Looking at ERA5/NCEP time series from the Southern Ocean (10S - 50S), there are indeed observable impacts from the ATOVS satellite introduction in 1998.
- Shift in mean values response to ATOVS: Both reanalysis products show similar responses to the ATOVS introduction - a decrease in mean TCWV values (ERA5 by 0.32 kg/m² and NCEP by 0.33 kg/m²). This shift is typical when a reanalysis system incorporates new satellite data that provides more accurate measurements.

- It suggests that, in both systems, the assimilation of new satellite data leads to slightly drier conditions than previously estimated in the Southern Ocean region.
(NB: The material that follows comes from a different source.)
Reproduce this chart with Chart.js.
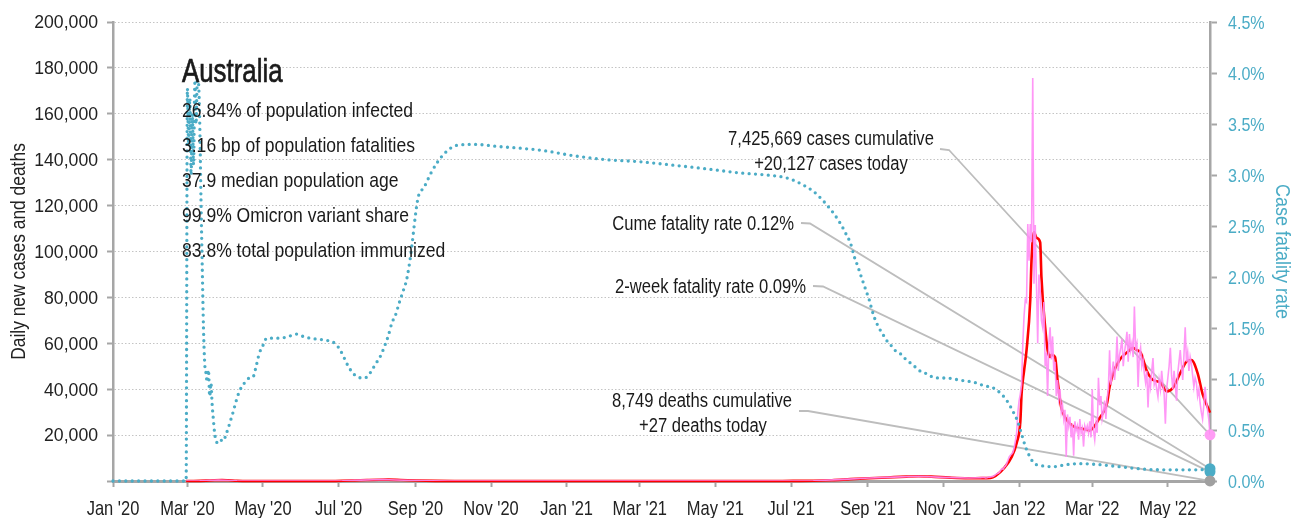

- The seasonal cycle remains consistent before and after ATOVS, which reflects both reanalysis systems working to maintain temporal consistency while incorporating new data.

- While both reanalyses show decreased variability immediately following ATOVS introduction, ERA5 exhibits more pronounced variability peaks during 2000-2001 and 2003-2004.

- NCEP reanalysis shows a smoother variability pattern than ERA5 after 2000. This divergence in behavior is mainly due that ERA5's more complex assimilation system more dynamic response to other new sateliate observations.






# Wrap-up & Discussion (5 mins)
In this practical, we've explored several key aspects of DA as implemented in operational reanalysis:

- We explored how DA obtain an analysis from the model and observations based on their respective uncertainties.

- We investigated how key DA parameters such as localisation radius and error correlation lengthscale affect the analysis result.

- We examined how an ensemble can provide information about analysis uncertainty and how ensemble size affects these estimates.

- We identified a change in reanalysis when new satellite data is introduced, highlighting challenges for trend analysis.